In the non-profit pool that I swim in naked (of all football knowledge other than Professor Levitt's lessons about gaming market anomalies), I finished 129-129-9 against the spread (ATS) after correctly picking Seattle +1 over Denver in Super Bowl XLVIII.
Underdogs are now 24-22-2 in Super Bowls to date ATS. Professor Leavitt believes that the Super Bowl underdog is the best pick in sports ATS. I would expect underdogs to take 55% of Super Bowls ATS over 1000 matches.
4-7 with my play-off picks combined with my 125-122-9 record for the regular season:
2-3 play-offs and 75-82-5 regular season with road underdog picks;
0-2 play-offs and 44-36-4 regular season home underdogs;
6-4 with my regular season attempts to identify home overdogs with value and 1-2 in the play-offs.
A simple all-homer strategy would be in the top half of most pool parades at 4-6 play-offs and 132-115-9 regular season. An all-underdogs strategy finished 123-124-9 for the regular season and 5-6 in the play-offs. This was only the 5th season out of the last 22 to end up with underdogs as a net loser.
I played in 2 pools and finished tied for 13th out of 62 in one and tied for 16th out of 98 in the other. My pool records are better than my record here on this blog because I take advantage of anomalies in the pool spreads whenever they arise. But, the fact that I did relatively well in both pools even though I was all-even with my base package of picks shows that most pool players tend to ignore pool spread anomalies.
Dearest Godiva toy boy and fiance Archibald points out that the NFC won the inter-conference rivalry against the AFC this year 35-30 straight-up thanks entirely to the NFC West's 14-3 record against the AFC. Against the rest of the NFC, the West went 17-7 in the regular season and 3-0 in the play-offs. Arch would have backed Arizona, 3rd best in the NFC West, against Denver in the Super Bowl (SB) on the grounds that he believes Arizona is the 3rd best team in the entire league. It would be interesting to know whether there is any correlation between which conference wins on Super Sunday and which conference wins regular season bragging rights, as was the case this year.
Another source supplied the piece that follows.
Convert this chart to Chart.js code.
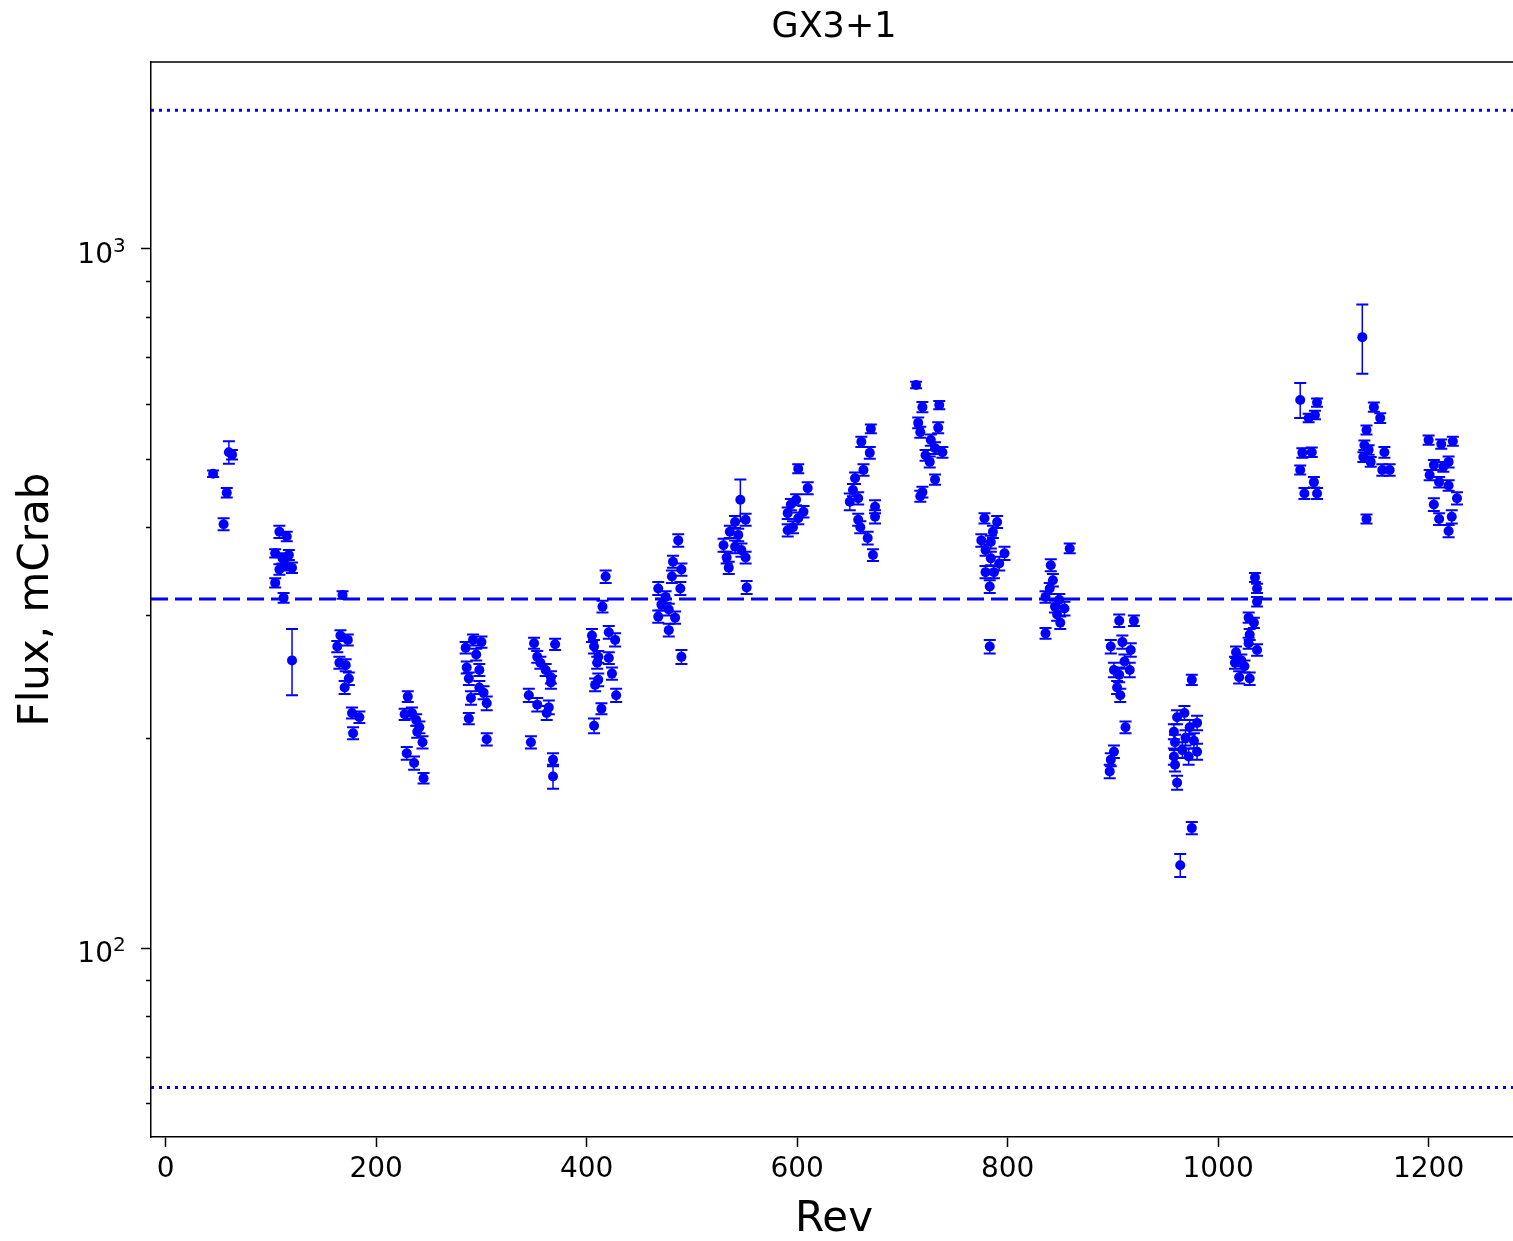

Arch predicts that next year in 2015 the NFC will extend its SB lead over the AFC to 27-22 straight-up and 6-2 over the last 8 and that the victor will be a team from the NFC West. The streakiness in the SB interconference rivalry is striking. After splitting the first 6 SBs with the NFC, the AFC won 8 of the next 9; the NFC then won 15 of the following 16 SBs including 13 in a row from 1985 through 1997; AFC took 8 of the next 10; and NFC has now won 5 of the past 7.